■ Excerpted records ■
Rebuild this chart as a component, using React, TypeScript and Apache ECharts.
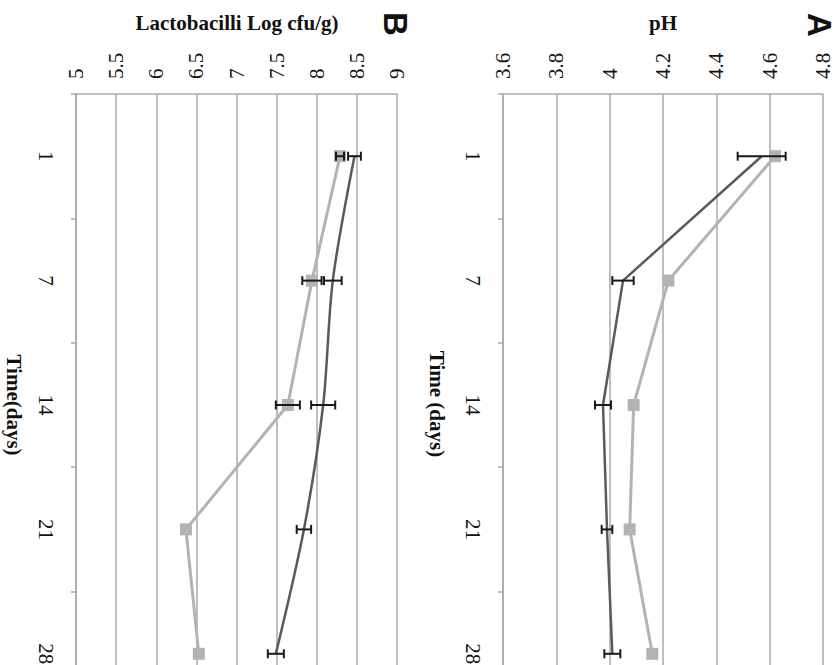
import React, { useEffect, useRef } from "react";
import * as echarts from "echarts";

const days = ["1", "7", "14", "21", "28"];

// Panel A: pH
const phDark = [4.57, 4.05, 3.975, 3.99, 4.01];
const phDarkErr = [0.09, 0.04, 0.03, 0.02, 0.03];
const phLight = [4.62, 4.22, 4.09, 4.075, 4.16];

// Panel B: Lactobacilli log cfu/g
const lacDark = [8.47, 8.2, 8.08, 7.84, 7.49];
const lacDarkErr = [0.08, 0.11, 0.15, 0.09, 0.1];
const lacLight = [8.29, 7.94, 7.64, 6.37, 6.53];
const lacLightErr = [0.05, 0.12, 0.15, 0, 0];

const phTicks = { min: 3.6, max: 4.8, interval: 0.2 };
const lacTicks = { min: 5, max: 9, interval: 0.5 };

const SERIF = "'Liberation Serif', 'Times New Roman', serif";
const GRID_COLOR = "#a9a9a9";
const DARK = "#5a5a5a";
const LIGHT = "#b3b3b3";

function errData(vals: number[], errs: number[]) {
  return vals
    .map((v, i) => [v - errs[i], v + errs[i], i])
    .filter((d) => d[1] - d[0] > 0);
}

function errorSeries(xi: number, data: number[][]) {
  return {
    type: "custom",
    xAxisIndex: xi,
    yAxisIndex: xi,
    z: 5,
    encode: { x: [0, 1], y: 2 },
    data,
    renderItem: (params: any, api: any) => {
      const lo = api.coord([api.value(0), api.value(2)]);
      const hi = api.coord([api.value(1), api.value(2)]);
      const cap = 4.5;
      const style = { stroke: "#1a1a1a", lineWidth: 2 };
      return {
        type: "group",
        children: [
          { type: "line", shape: { x1: lo[0], y1: lo[1], x2: hi[0], y2: hi[1] }, style },
          { type: "line", shape: { x1: lo[0], y1: lo[1] - cap, x2: lo[0], y2: lo[1] + cap }, style },
          { type: "line", shape: { x1: hi[0], y1: hi[1] - cap, x2: hi[0], y2: hi[1] + cap }, style },
        ],
      };
    },
  };
}

function valueAxis(gi: number, t: { min: number; max: number; interval: number }) {
  return {
    type: "value",
    gridIndex: gi,
    position: "top",
    min: t.min,
    max: t.max,
    interval: t.interval,
    axisLine: { show: true, lineStyle: { color: GRID_COLOR, width: 1.5 } },
    axisTick: { show: false },
    splitLine: { show: true, lineStyle: { color: GRID_COLOR, width: 1.5 } },
    axisLabel: {
      rotate: -90,
      margin: 15,
      color: "#111",
      fontFamily: SERIF,
      fontSize: 21,
    },
  };
}

function catAxis(gi: number) {
  return {
    type: "category",
    gridIndex: gi,
    inverse: true,
    data: days,
    boundaryGap: true,
    axisLine: { show: true, lineStyle: { color: GRID_COLOR, width: 1.5 } },
    axisTick: { show: true, length: 5, lineStyle: { color: GRID_COLOR, width: 1.5 } },
    axisLabel: {
      rotate: -90,
      margin: 20,
      color: "#111",
      fontFamily: SERIF,
      fontSize: 21,
    },
  };
}

function rotText(text: string, x: number, y: number, size: number, family: string, weight: any) {
  return {
    type: "text",
    x,
    y,
    rotation: -Math.PI / 2,
    style: {
      text,
      fill: "#111",
      fontFamily: family,
      fontSize: size,
      fontWeight: weight,
      align: "center",
      verticalAlign: "middle",
    },
  };
}

function uprightText(text: string, x: number, y: number) {
  return {
    type: "text",
    x,
    y,
    style: {
      text,
      fill: "#111",
      fontFamily: SERIF,
      fontSize: 21,
      fontWeight: "bold",
      align: "center",
      verticalAlign: "middle",
    },
  };
}

export default function App() {
  const ref = useRef<HTMLDivElement>(null);
  useEffect(() => {
    if (!ref.current) return;
    const chart = echarts.init(ref.current, null, { renderer: "svg" });
    chart.setOption({
      animation: false,
      backgroundColor: "#ffffff",
      grid: [
        { left: 76, width: 321, top: 94, height: 622 },
        { left: 503, width: 320, top: 94, height: 622 },
      ],
      xAxis: [valueAxis(0, lacTicks), valueAxis(1, phTicks)],
      yAxis: [catAxis(0), catAxis(1)],
      graphic: [
        uprightText("Lactobacilli Log cfu/g)", 237, 23),
        uprightText("pH", 663, 23),
        rotText("B", 395, 24, 33, "'Liberation Sans', Arial, sans-serif", 900),
        rotText("A", 819, 25, 33, "'Liberation Sans', Arial, sans-serif", 900),
        rotText("Time(days)", 14, 405, 21, SERIF, "bold"),
        rotText("Time (days)", 437, 404, 21, SERIF, "bold"),
      ],
      series: [
        {
          type: "line",
          xAxisIndex: 0,
          yAxisIndex: 0,
          data: lacDark.map((v, i) => [v, days[i]]),
          smooth: 0.3,
          showSymbol: false,
          symbol: "none",
          lineStyle: { color: DARK, width: 2.5 },
          z: 3,
        },
        {
          type: "line",
          xAxisIndex: 0,
          yAxisIndex: 0,
          data: lacLight.map((v, i) => [v, days[i]]),
          symbol: "rect",
          symbolSize: 12,
          itemStyle: { color: LIGHT },
          lineStyle: { color: LIGHT, width: 3 },
          z: 3,
        },
        errorSeries(0, errData(lacDark, lacDarkErr)),
        errorSeries(0, errData(lacLight, lacLightErr)),
        {
          type: "line",
          xAxisIndex: 1,
          yAxisIndex: 1,
          data: phDark.map((v, i) => [v, days[i]]),
          showSymbol: false,
          symbol: "none",
          lineStyle: { color: DARK, width: 2.5 },
          z: 3,
        },
        {
          type: "line",
          xAxisIndex: 1,
          yAxisIndex: 1,
          data: phLight.map((v, i) => [v, days[i]]),
          symbol: "rect",
          symbolSize: 12,
          itemStyle: { color: LIGHT },
          lineStyle: { color: LIGHT, width: 3 },
          z: 3,
        },
        errorSeries(1, errData(phDark, phDarkErr)),
      ],
    });
    return () => chart.dispose();
  }, []);
  return (
    <div
      style={{
        position: "fixed",
        left: 0,
        top: 0,
        width: 838,
        height: 665,
        overflow: "hidden",
        background: "#fff",
      }}
    >
      <div ref={ref} style={{ width: 838, height: 730 }} />
    </div>
  );
}
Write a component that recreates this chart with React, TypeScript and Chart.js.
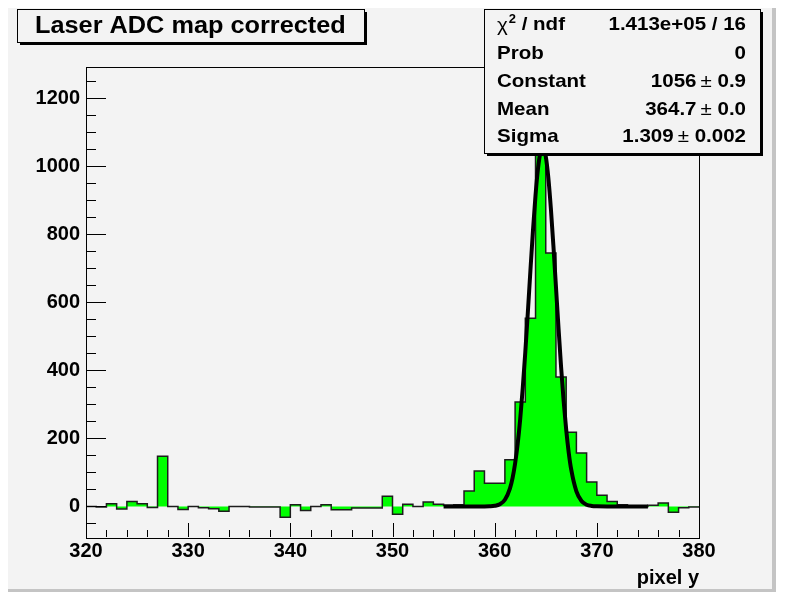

■ Exercise prompt ■
Without the pictures, copy the material exactly as given.

■ Finished task ■
Rebuild this chart as a component, using React, TypeScript and Apache ECharts.
import React, { useEffect, useRef } from "react";
import * as echarts from "echarts";

const days = ["1", "7", "14", "21", "28"];

// Panel A: pH
const phDark = [4.57, 4.05, 3.975, 3.99, 4.01];
const phDarkErr = [0.09, 0.04, 0.03, 0.02, 0.03];
const phLight = [4.62, 4.22, 4.09, 4.075, 4.16];

// Panel B: Lactobacilli log cfu/g
const lacDark = [8.47, 8.2, 8.08, 7.84, 7.49];
const lacDarkErr = [0.08, 0.11, 0.15, 0.09, 0.1];
const lacLight = [8.29, 7.94, 7.64, 6.37, 6.53];
const lacLightErr = [0.05, 0.12, 0.15, 0, 0];

const phTicks = { min: 3.6, max: 4.8, interval: 0.2 };
const lacTicks = { min: 5, max: 9, interval: 0.5 };

const SERIF = "'Liberation Serif', 'Times New Roman', serif";
const GRID_COLOR = "#a9a9a9";
const DARK = "#5a5a5a";
const LIGHT = "#b3b3b3";

function errData(vals: number[], errs: number[]) {
  return vals
    .map((v, i) => [v - errs[i], v + errs[i], i])
    .filter((d) => d[1] - d[0] > 0);
}

function errorSeries(xi: number, data: number[][]) {
  return {
    type: "custom",
    xAxisIndex: xi,
    yAxisIndex: xi,
    z: 5,
    encode: { x: [0, 1], y: 2 },
    data,
    renderItem: (params: any, api: any) => {
      const lo = api.coord([api.value(0), api.value(2)]);
      const hi = api.coord([api.value(1), api.value(2)]);
      const cap = 4.5;
      const style = { stroke: "#1a1a1a", lineWidth: 2 };
      return {
        type: "group",
        children: [
          { type: "line", shape: { x1: lo[0], y1: lo[1], x2: hi[0], y2: hi[1] }, style },
          { type: "line", shape: { x1: lo[0], y1: lo[1] - cap, x2: lo[0], y2: lo[1] + cap }, style },
          { type: "line", shape: { x1: hi[0], y1: hi[1] - cap, x2: hi[0], y2: hi[1] + cap }, style },
        ],
      };
    },
  };
}

function valueAxis(gi: number, t: { min: number; max: number; interval: number }) {
  return {
    type: "value",
    gridIndex: gi,
    position: "top",
    min: t.min,
    max: t.max,
    interval: t.interval,
    axisLine: { show: true, lineStyle: { color: GRID_COLOR, width: 1.5 } },
    axisTick: { show: false },
    splitLine: { show: true, lineStyle: { color: GRID_COLOR, width: 1.5 } },
    axisLabel: {
      rotate: -90,
      margin: 15,
      color: "#111",
      fontFamily: SERIF,
      fontSize: 21,
    },
  };
}

function catAxis(gi: number) {
  return {
    type: "category",
    gridIndex: gi,
    inverse: true,
    data: days,
    boundaryGap: true,
    axisLine: { show: true, lineStyle: { color: GRID_COLOR, width: 1.5 } },
    axisTick: { show: true, length: 5, lineStyle: { color: GRID_COLOR, width: 1.5 } },
    axisLabel: {
      rotate: -90,
      margin: 20,
      color: "#111",
      fontFamily: SERIF,
      fontSize: 21,
    },
  };
}

function rotText(text: string, x: number, y: number, size: number, family: string, weight: any) {
  return {
    type: "text",
    x,
    y,
    rotation: -Math.PI / 2,
    style: {
      text,
      fill: "#111",
      fontFamily: family,
      fontSize: size,
      fontWeight: weight,
      align: "center",
      verticalAlign: "middle",
    },
  };
}

function uprightText(text: string, x: number, y: number) {
  return {
    type: "text",
    x,
    y,
    style: {
      text,
      fill: "#111",
      fontFamily: SERIF,
      fontSize: 21,
      fontWeight: "bold",
      align: "center",
      verticalAlign: "middle",
    },
  };
}

export default function App() {
  const ref = useRef<HTMLDivElement>(null);
  useEffect(() => {
    if (!ref.current) return;
    const chart = echarts.init(ref.current, null, { renderer: "svg" });
    chart.setOption({
      animation: false,
      backgroundColor: "#ffffff",
      grid: [
        { left: 76, width: 321, top: 94, height: 622 },
        { left: 503, width: 320, top: 94, height: 622 },
      ],
      xAxis: [valueAxis(0, lacTicks), valueAxis(1, phTicks)],
      yAxis: [catAxis(0), catAxis(1)],
      graphic: [
        uprightText("Lactobacilli Log cfu/g)", 237, 23),
        uprightText("pH", 663, 23),
        rotText("B", 395, 24, 33, "'Liberation Sans', Arial, sans-serif", 900),
        rotText("A", 819, 25, 33, "'Liberation Sans', Arial, sans-serif", 900),
        rotText("Time(days)", 14, 405, 21, SERIF, "bold"),
        rotText("Time (days)", 437, 404, 21, SERIF, "bold"),
      ],
      series: [
        {
          type: "line",
          xAxisIndex: 0,
          yAxisIndex: 0,
          data: lacDark.map((v, i) => [v, days[i]]),
          smooth: 0.3,
          showSymbol: false,
          symbol: "none",
          lineStyle: { color: DARK, width: 2.5 },
          z: 3,
        },
        {
          type: "line",
          xAxisIndex: 0,
          yAxisIndex: 0,
          data: lacLight.map((v, i) => [v, days[i]]),
          symbol: "rect",
          symbolSize: 12,
          itemStyle: { color: LIGHT },
          lineStyle: { color: LIGHT, width: 3 },
          z: 3,
        },
        errorSeries(0, errData(lacDark, lacDarkErr)),
        errorSeries(0, errData(lacLight, lacLightErr)),
        {
          type: "line",
          xAxisIndex: 1,
          yAxisIndex: 1,
          data: phDark.map((v, i) => [v, days[i]]),
          showSymbol: false,
          symbol: "none",
          lineStyle: { color: DARK, width: 2.5 },
          z: 3,
        },
        {
          type: "line",
          xAxisIndex: 1,
          yAxisIndex: 1,
          data: phLight.map((v, i) => [v, days[i]]),
          symbol: "rect",
          symbolSize: 12,
          itemStyle: { color: LIGHT },
          lineStyle: { color: LIGHT, width: 3 },
          z: 3,
        },
        errorSeries(1, errData(phDark, phDarkErr)),
      ],
    });
    return () => chart.dispose();
  }, []);
  return (
    <div
      style={{
        position: "fixed",
        left: 0,
        top: 0,
        width: 838,
        height: 665,
        overflow: "hidden",
        background: "#fff",
      }}
    >
      <div ref={ref} style={{ width: 838, height: 730 }} />
    </div>
  );
}
Write a component that recreates this chart with React, TypeScript and Chart.js.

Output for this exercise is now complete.